> _Aim of the task_
Drop every picture, then transcribe the remaining data exactly.

> _Data lines_
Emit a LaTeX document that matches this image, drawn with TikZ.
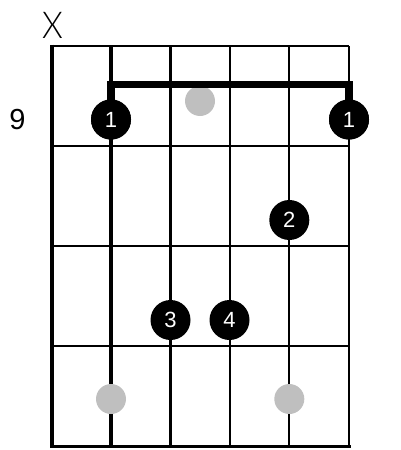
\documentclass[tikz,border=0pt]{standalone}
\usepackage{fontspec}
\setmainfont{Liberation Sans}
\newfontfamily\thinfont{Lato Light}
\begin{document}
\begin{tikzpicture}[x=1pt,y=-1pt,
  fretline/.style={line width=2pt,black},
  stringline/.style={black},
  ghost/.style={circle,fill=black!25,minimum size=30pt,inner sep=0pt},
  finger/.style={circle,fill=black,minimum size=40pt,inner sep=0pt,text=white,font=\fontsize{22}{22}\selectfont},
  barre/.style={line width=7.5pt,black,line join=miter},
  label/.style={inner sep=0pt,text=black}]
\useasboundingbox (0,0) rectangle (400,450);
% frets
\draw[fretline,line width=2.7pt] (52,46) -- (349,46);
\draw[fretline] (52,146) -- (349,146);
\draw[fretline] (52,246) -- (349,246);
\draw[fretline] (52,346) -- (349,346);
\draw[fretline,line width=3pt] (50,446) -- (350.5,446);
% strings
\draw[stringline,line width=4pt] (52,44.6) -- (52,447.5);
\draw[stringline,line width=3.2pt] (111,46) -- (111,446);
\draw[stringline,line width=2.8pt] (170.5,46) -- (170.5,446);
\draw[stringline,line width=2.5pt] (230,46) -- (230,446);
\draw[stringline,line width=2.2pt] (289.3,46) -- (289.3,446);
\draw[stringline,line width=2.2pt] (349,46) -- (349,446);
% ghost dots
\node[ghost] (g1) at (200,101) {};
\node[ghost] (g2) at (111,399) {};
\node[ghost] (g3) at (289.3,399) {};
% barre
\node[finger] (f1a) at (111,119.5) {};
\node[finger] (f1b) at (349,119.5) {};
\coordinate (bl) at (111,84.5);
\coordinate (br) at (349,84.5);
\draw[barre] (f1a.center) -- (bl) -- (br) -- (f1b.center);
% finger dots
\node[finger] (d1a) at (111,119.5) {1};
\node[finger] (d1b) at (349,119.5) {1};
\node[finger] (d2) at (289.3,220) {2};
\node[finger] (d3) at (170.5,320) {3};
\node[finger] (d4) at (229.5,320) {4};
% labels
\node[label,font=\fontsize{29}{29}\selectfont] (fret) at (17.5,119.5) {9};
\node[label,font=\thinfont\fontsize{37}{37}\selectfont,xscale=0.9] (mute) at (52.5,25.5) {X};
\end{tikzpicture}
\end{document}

> _Output for this task_
Emit a LaTeX document that matches this image, drawn with TikZ.
\documentclass[tikz,border=0pt]{standalone}
\usepackage{fontspec}
\setmainfont{Liberation Sans}
\newfontfamily\thinfont{Lato Light}
\begin{document}
\begin{tikzpicture}[x=1pt,y=-1pt,
  fretline/.style={line width=2pt,black},
  stringline/.style={black},
  ghost/.style={circle,fill=black!25,minimum size=30pt,inner sep=0pt},
  finger/.style={circle,fill=black,minimum size=40pt,inner sep=0pt,text=white,font=\fontsize{22}{22}\selectfont},
  barre/.style={line width=7.5pt,black,line join=miter},
  label/.style={inner sep=0pt,text=black}]
\useasboundingbox (0,0) rectangle (400,450);
% frets
\draw[fretline,line width=2.7pt] (52,46) -- (349,46);
\draw[fretline] (52,146) -- (349,146);
\draw[fretline] (52,246) -- (349,246);
\draw[fretline] (52,346) -- (349,346);
\draw[fretline,line width=3pt] (50,446) -- (350.5,446);
% strings
\draw[stringline,line width=4pt] (52,44.6) -- (52,447.5);
\draw[stringline,line width=3.2pt] (111,46) -- (111,446);
\draw[stringline,line width=2.8pt] (170.5,46) -- (170.5,446);
\draw[stringline,line width=2.5pt] (230,46) -- (230,446);
\draw[stringline,line width=2.2pt] (289.3,46) -- (289.3,446);
\draw[stringline,line width=2.2pt] (349,46) -- (349,446);
% ghost dots
\node[ghost] (g1) at (200,101) {};
\node[ghost] (g2) at (111,399) {};
\node[ghost] (g3) at (289.3,399) {};
% barre
\node[finger] (f1a) at (111,119.5) {};
\node[finger] (f1b) at (349,119.5) {};
\coordinate (bl) at (111,84.5);
\coordinate (br) at (349,84.5);
\draw[barre] (f1a.center) -- (bl) -- (br) -- (f1b.center);
% finger dots
\node[finger] (d1a) at (111,119.5) {1};
\node[finger] (d1b) at (349,119.5) {1};
\node[finger] (d2) at (289.3,220) {2};
\node[finger] (d3) at (170.5,320) {3};
\node[finger] (d4) at (229.5,320) {4};
% labels
\node[label,font=\fontsize{29}{29}\selectfont] (fret) at (17.5,119.5) {9};
\node[label,font=\thinfont\fontsize{37}{37}\selectfont,xscale=0.9] (mute) at (52.5,25.5) {X};
\end{tikzpicture}
\end{document}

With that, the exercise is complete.